Virtual Rephotography: Novel View Prediction Error for 3D Reconstruction
This provides a unified evaluation approach for researchers and practitioners in computer vision and graphics, enabling easier benchmarking and acquisition planning without reliance on geometric accuracy, though it is incremental as it builds on existing view synthesis concepts.
The paper tackles the problem of evaluating visual quality in 3D reconstruction and rendering systems, proposing a novel view prediction error metric that does not require ground truth geometry, and demonstrates its utility across various methods including geometry-based and image-based techniques.

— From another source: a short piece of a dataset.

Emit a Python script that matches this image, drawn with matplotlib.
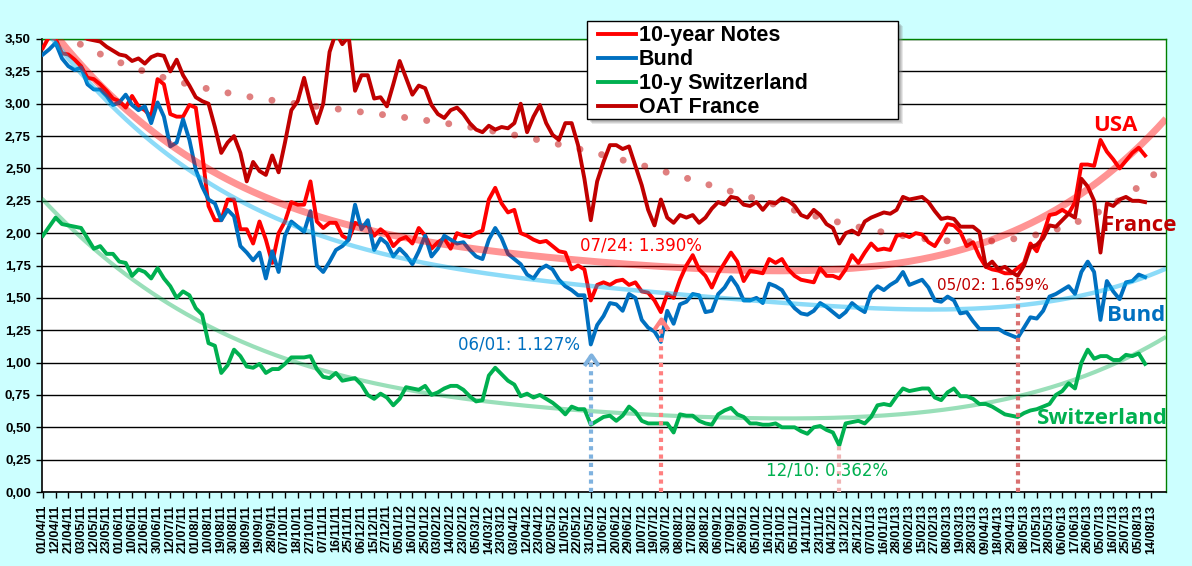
import numpy as np
import matplotlib
matplotlib.use("Agg")
import matplotlib.pyplot as plt
from matplotlib.patches import Rectangle
from matplotlib.path import Path
from matplotlib.ticker import FuncFormatter

# category labels (one every 7 trading days)
tick_dates = [
    '01/04/11', '12/04/11', '21/04/11', '03/05/11', '12/05/11', '23/05/11', '01/06/11', '10/06/11',
    '21/06/11', '30/06/11', '12/07/11', '21/07/11', '01/08/11', '10/08/11', '19/08/11', '30/08/11',
    '08/09/11', '19/09/11', '28/09/11', '07/10/11', '18/10/11', '27/10/11', '07/11/11', '16/11/11',
    '25/11/11', '06/12/11', '15/12/11', '27/12/11', '05/01/12', '16/01/12', '25/01/12', '03/02/12',
    '14/02/12', '23/02/12', '05/03/12', '14/03/12', '23/03/12', '03/04/12', '12/04/12', '23/04/12',
    '02/05/12', '11/05/12', '22/05/12', '31/05/12', '11/06/12', '20/06/12', '29/06/12', '10/07/12',
    '19/07/12', '30/07/12', '08/08/12', '17/08/12', '28/08/12', '06/09/12', '17/09/12', '26/09/12',
    '05/10/12', '16/10/12', '25/10/12', '05/11/12', '14/11/12', '23/11/12', '04/12/12', '13/12/12',
    '26/12/12', '07/01/13', '16/01/13', '28/01/13', '06/02/13', '15/02/13', '27/02/13', '08/03/13',
    '19/03/13', '28/03/13', '09/04/13', '18/04/13', '29/04/13', '08/05/13', '17/05/13', '28/05/13',
    '06/06/13', '17/06/13', '26/06/13', '05/07/13', '16/07/13', '25/07/13', '05/08/13', '14/08/13',
]

notes_10y = [
    3.43, 3.52, 3.50, 3.39, 3.38, 3.34, 3.29, 3.20, 3.19, 3.15, 3.10, 3.04, 3.02, 2.97, 3.06, 2.98,
    2.95, 2.90, 3.19, 3.15, 2.92, 2.90, 2.90, 2.99, 2.97, 2.62, 2.21, 2.10, 2.10, 2.26, 2.26, 2.03,
    2.03, 1.92, 2.09, 1.95, 1.77, 2.00, 2.09, 2.24, 2.22, 2.22, 2.40, 2.09, 2.04, 2.08,
    2.08, 1.98, 1.95, 2.08, 2.06, 2.06, 1.98, 2.03, 1.99, 1.90, 1.95, 1.97, 1.92, 2.04, 1.98, 1.88,
    1.93, 1.96, 1.88, 2.00, 1.98, 1.97, 2.00, 2.02, 2.26, 2.35, 2.23, 2.16, 2.18, 2.00, 1.98, 1.95,
    1.93, 1.94, 1.90, 1.86, 1.85, 1.72, 1.75, 1.72, 1.48, 1.60, 1.62, 1.60,
    1.63, 1.64, 1.60, 1.62, 1.55, 1.54, 1.48, 1.39, 1.53, 1.50, 1.64, 1.75, 1.83, 1.72, 1.67, 1.58,
    1.69, 1.77, 1.85, 1.78, 1.63, 1.71, 1.70, 1.69, 1.80, 1.77, 1.80, 1.72, 1.67, 1.64, 1.63, 1.62,
    1.73, 1.67, 1.67, 1.65, 1.72, 1.83, 1.77, 1.85, 1.92, 1.87, 1.88, 1.87,
    1.98, 1.99, 1.97, 2.00, 1.99, 1.93, 1.90, 1.98, 2.07, 2.06, 2.01, 1.90, 1.93, 1.82, 1.74, 1.72,
    1.71, 1.69, 1.69, 1.73, 1.77, 1.92, 1.86, 1.99, 2.14, 2.15, 2.18, 2.15, 2.24, 2.53, 2.53, 2.52,
    2.72, 2.63, 2.57, 2.50, 2.56, 2.62, 2.66, 2.60,
]
bund = [
    3.38, 3.42, 3.47, 3.35, 3.29, 3.26, 3.28, 3.15, 3.11, 3.11, 3.06, 2.99, 3.01, 3.07, 2.99, 2.95,
    2.98, 2.85, 3.01, 2.90, 2.67, 2.70, 2.88, 2.72, 2.49, 2.36, 2.26, 2.23, 2.10, 2.18, 2.13, 1.90,
    1.85, 1.79, 1.85, 1.65, 1.86, 1.70, 1.98, 2.09, 2.05, 2.01, 2.17, 1.75, 1.70, 1.78,
    1.87, 1.90, 1.95, 2.22, 2.03, 2.10, 1.87, 1.96, 1.92, 1.82, 1.88, 1.83, 1.76, 1.86, 1.98, 1.82,
    1.88, 1.98, 1.95, 1.92, 1.93, 1.87, 1.82, 1.80, 1.95, 2.04, 1.96, 1.84, 1.80, 1.76, 1.68, 1.65,
    1.72, 1.75, 1.72, 1.64, 1.59, 1.56, 1.52, 1.52, 1.14, 1.29, 1.36, 1.46,
    1.45, 1.40, 1.53, 1.50, 1.33, 1.27, 1.24, 1.16, 1.40, 1.30, 1.45, 1.47, 1.53, 1.52, 1.39, 1.40,
    1.53, 1.58, 1.66, 1.59, 1.48, 1.48, 1.50, 1.46, 1.61, 1.59, 1.56, 1.48, 1.42, 1.38, 1.37, 1.40,
    1.46, 1.43, 1.39, 1.35, 1.39, 1.46, 1.42, 1.39, 1.54, 1.59, 1.56, 1.60,
    1.63, 1.70, 1.60, 1.62, 1.64, 1.58, 1.48, 1.47, 1.51, 1.48, 1.38, 1.39, 1.32, 1.26, 1.26, 1.26,
    1.26, 1.23, 1.21, 1.19, 1.27, 1.35, 1.34, 1.40, 1.51, 1.53, 1.56, 1.59, 1.53, 1.70, 1.78, 1.70,
    1.33, 1.63, 1.55, 1.49, 1.62, 1.63, 1.68, 1.66,
]
swiss = [
    1.98, 2.05, 2.12, 2.07, 2.06, 2.05, 2.04, 1.96, 1.88, 1.90, 1.84, 1.84, 1.78, 1.77, 1.67, 1.72,
    1.70, 1.65, 1.73, 1.65, 1.59, 1.50, 1.55, 1.52, 1.42, 1.37, 1.15, 1.13, 0.92, 0.98, 1.10, 1.05,
    0.97, 0.96, 0.99, 0.92, 0.95, 0.95, 0.99, 1.04, 1.04, 1.04, 1.05, 0.95, 0.89, 0.88,
    0.92, 0.86, 0.87, 0.88, 0.83, 0.75, 0.72, 0.76, 0.73, 0.67, 0.72, 0.81, 0.80, 0.79, 0.82, 0.75,
    0.77, 0.80, 0.82, 0.82, 0.79, 0.74, 0.70, 0.71, 0.90, 0.96, 0.91, 0.86, 0.83, 0.74, 0.76, 0.73,
    0.75, 0.72, 0.69, 0.65, 0.60, 0.66, 0.64, 0.64, 0.52, 0.55, 0.58, 0.59,
    0.55, 0.59, 0.66, 0.62, 0.55, 0.53, 0.53, 0.53, 0.53, 0.46, 0.60, 0.59, 0.59, 0.55, 0.53, 0.52,
    0.60, 0.63, 0.65, 0.60, 0.58, 0.53, 0.53, 0.52, 0.52, 0.53, 0.50, 0.50, 0.50, 0.47, 0.45, 0.50,
    0.51, 0.48, 0.46, 0.36, 0.53, 0.54, 0.55, 0.53, 0.58, 0.67, 0.68, 0.67,
    0.74, 0.80, 0.78, 0.79, 0.80, 0.80, 0.73, 0.71, 0.77, 0.80, 0.74, 0.74, 0.72, 0.68, 0.68, 0.66,
    0.63, 0.60, 0.59, 0.58, 0.61, 0.63, 0.64, 0.66, 0.68, 0.75, 0.78, 0.84, 0.80, 1.00, 1.10, 1.03,
    1.05, 1.05, 1.02, 1.02, 1.06, 1.05, 1.07, 0.99,
]
oat_france = [
    3.60, 3.58, 3.62, 3.60, 3.57, 3.55, 3.53, 3.50, 3.49, 3.48, 3.44, 3.41, 3.38, 3.37, 3.33, 3.35,
    3.31, 3.36, 3.38, 3.37, 3.25, 3.34, 3.22, 3.14, 3.05, 3.02, 3.00, 2.82, 2.62, 2.70, 2.75, 2.62,
    2.40, 2.55, 2.48, 2.45, 2.60, 2.47, 2.70, 2.95, 3.02, 3.20, 3.00, 2.85, 3.00, 3.40,
    3.55, 3.46, 3.52, 3.10, 3.22, 3.22, 3.04, 3.05, 2.98, 3.15, 3.33, 3.20, 3.07, 3.14, 3.12, 2.99,
    2.92, 2.89, 2.95, 2.97, 2.92, 2.85, 2.80, 2.78, 2.83, 2.80, 2.82, 2.81, 2.85, 3.00, 2.78, 2.90,
    2.99, 2.85, 2.76, 2.72, 2.85, 2.85, 2.68, 2.42, 2.10, 2.40, 2.55, 2.68,
    2.68, 2.65, 2.67, 2.52, 2.37, 2.18, 2.06, 2.26, 2.12, 2.08, 2.14, 2.12, 2.14, 2.08, 2.12, 2.19,
    2.24, 2.22, 2.28, 2.27, 2.22, 2.21, 2.24, 2.18, 2.24, 2.23, 2.27, 2.25, 2.21, 2.14, 2.12, 2.18,
    2.14, 2.07, 2.04, 1.92, 2.00, 2.02, 1.99, 2.09, 2.12, 2.14, 2.16, 2.15,
    2.18, 2.28, 2.26, 2.27, 2.28, 2.24, 2.17, 2.11, 2.12, 2.11, 2.05, 2.05, 2.05, 2.01, 1.74, 1.78,
    1.72, 1.74, 1.70, 1.67, 1.75, 1.89, 1.91, 1.96, 2.06, 2.05, 2.10, 2.15, 2.12, 2.42, 2.36, 2.25,
    1.85, 2.23, 2.21, 2.26, 2.28, 2.25, 2.25, 2.24,
]

step = 3.5
x = np.arange(len(notes_10y)) * step
x_end = 617.0

W, H = 1192, 566
fig = plt.figure(figsize=(W / 100, H / 100), dpi=100, facecolor='#CCFFFF')
ax = fig.add_axes([0.0352, 0.1307, 0.9430, 0.8004])
ax.set_facecolor('white')

series = [
    ('10-year Notes', notes_10y, '#FF0000'),
    ('Bund', bund, '#0070C0'),
    ('10-y Switzerland', swiss, '#00B050'),
    ('OAT France', oat_france, '#C00000'),
]
handles = []
for name, vals, col in series:
    h, = ax.plot(x, vals, color=col, lw=2.8, label=name, zorder=3, solid_joinstyle='round')
    handles.append(h)

# polynomial trend lines (order 4)
xt = np.linspace(-0.5, x_end, 400)
def trend(vals, deg=4):
    return np.polyval(np.polyfit(x, vals, deg), xt)

ax.plot(xt, trend(notes_10y), color='#FF0000', alpha=0.42, lw=5, zorder=4, solid_capstyle='butt')
ax.plot(xt, trend(bund), color='#00B0F0', alpha=0.45, lw=3.2, zorder=4, solid_capstyle='butt')
ax.plot(xt, trend(swiss), color='#00B050', alpha=0.4, lw=3, zorder=4, solid_capstyle='butt')
ax.plot(xt, trend(oat_france), color='#C00000', alpha=0.5, lw=5, zorder=4,
        linestyle=(0, (0.01, 3.2)), dash_capstyle='round')

chevron = Path([(-0.55, -0.8), (0.0, 0.0), (0.55, -0.8)], [Path.MOVETO, Path.LINETO, Path.LINETO])

# minimum markers: dotted line from the axis up to the low
def low_arrow(vals, lo, hi, color, gap, text, dx, dy, tcolor, size, head=True, ha='left'):
    seg = np.array(vals[lo:hi])
    i = lo + int(np.argmin(seg))
    xm, vm = x[i], vals[i]
    top = vm - gap
    ax.plot([xm, xm], [0, top], color=color, lw=3, ls=(0, (1, 1)), zorder=5,
            dash_capstyle='butt')
    if head:
        ax.plot([xm], [top], marker=chevron, ms=15, mfc='none', mec=color, mew=3, zorder=5)
    ax.annotate(text, xy=(xm, vm), xytext=(dx, dy), textcoords='offset points',
                ha=ha, va='center', color=tcolor, fontsize=size,
                family='DejaVu Sans', zorder=6)

low_arrow(bund, 80, 92, '#7FB2DF', 0.08, '06/01: 1.127%', -8, 0, '#0070C0', 12, ha='right')
low_arrow(notes_10y, 92, 100, '#FF8080', 0.05, '07/24: 1.390%', -58, 48, '#FF0000', 12)
low_arrow(swiss, 118, 130, '#F0B4B4', 0.0, '12/10: 0.362%', -53, -18, '#00B050', 12, head=False)
low_arrow(oat_france, 145, 158, '#D97070', 0.02, '05/02: 1.659%', -58, -7, '#C00000', 11, head=False)

# country labels at the right end
lab = dict(fontsize=16, fontweight='bold', family='Open Sans', va='center', zorder=6, clip_on=False)
ax.text(589, 2.83, 'USA', color='#FF0000', ha='center', **lab)
ax.text(582, 2.06, 'France', color='#C00000', ha='left', **lab)
ax.text(584.5, 1.36, 'Bund', color='#0070C0', ha='left', **lab)
ax.text(546, 0.57, 'Switzerland', color='#00B050', ha='left', **lab)

# axes
ax.set_xlim(-0.5, x_end)
ax.set_ylim(0, 3.5)
ax.set_yticks(np.arange(0, 3.51, 0.25))
ax.yaxis.set_major_formatter(FuncFormatter(lambda v, p: f'{v:.2f}'.replace('.', ',')))
ax.set_xticks(np.arange(len(tick_dates)) * 7)
ax.set_xticklabels(tick_dates, rotation=90)
ax.grid(axis='y', color='black', lw=1, zorder=1)
ax.set_axisbelow(True)
ax.tick_params(axis='x', length=4, width=1, direction='out', pad=5, labelsize=9)
ax.tick_params(axis='y', length=4, width=1, direction='out', pad=4, labelsize=9.5)
for lbl in ax.get_xticklabels() + ax.get_yticklabels():
    lbl.set_fontweight('bold')
    lbl.set_family('Liberation Sans')
for side in ('left', 'bottom'):
    ax.spines[side].set_color('black')
    ax.spines[side].set_linewidth(1.2)
for side in ('top', 'right'):
    ax.spines[side].set_color('#008000')
    ax.spines[side].set_linewidth(1)

# legend box (drawn by hand so it keeps the reference size) with a soft shadow
bx0, by0, bx1, by1 = 587, 21, 898, 119
for off, a in ((5, 0.18), (4, 0.22), (3, 0.25)):
    fig.patches.append(Rectangle(((bx0 + off) / W, 1 - (by1 + off) / H), (bx1 - bx0) / W,
                                 (by1 - by0) / H, transform=fig.transFigure,
                                 facecolor='#808080', edgecolor='none', alpha=a, zorder=9))
fig.patches.append(Rectangle((bx0 / W, 1 - by1 / H), (bx1 - bx0) / W, (by1 - by0) / H,
                             transform=fig.transFigure, facecolor='white', edgecolor='black',
                             lw=1, zorder=9.5))
leg = fig.legend(handles=handles, loc='upper left', bbox_to_anchor=(596 / W, 1 - 23 / H),
                 bbox_transform=fig.transFigure, borderaxespad=0, frameon=False,
                 prop={'family': 'Liberation Sans', 'weight': 'bold', 'size': 15.5},
                 handlelength=1.75, handletextpad=0.15, labelspacing=0.14, borderpad=0.1)
leg.set_zorder(11)

fig.savefig('out.png', dpi=100, facecolor=fig.get_facecolor())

The ultimate goal of many image-based modeling systems is to render photo-realistic novel views of a scene without visible artifacts. Existing evaluation metrics and benchmarks focus mainly on the geometric accuracy of the reconstructed model, which is, however, a poor predictor of visual accuracy. Furthermore, using only geometric accuracy by itself does not allow evaluating systems that either lack a geometric scene representation or utilize coarse proxy geometry. Examples include light field or image-based rendering systems. We propose a unified evaluation approach based on novel view prediction error that is able to analyze the visual quality of any method that can render novel views from input images. One of the key advantages of this approach is that it does not require ground truth geometry. This dramatically simplifies the creation of test datasets and benchmarks. It also allows us to evaluate the quality of an unknown scene during the acquisition and reconstruction process, which is useful for acquisition planning. We evaluate our approach on a range of methods including standard geometry-plus-texture pipelines as well as image-based rendering techniques, compare it to existing geometry-based benchmarks, and demonstrate its utility for a range of use cases.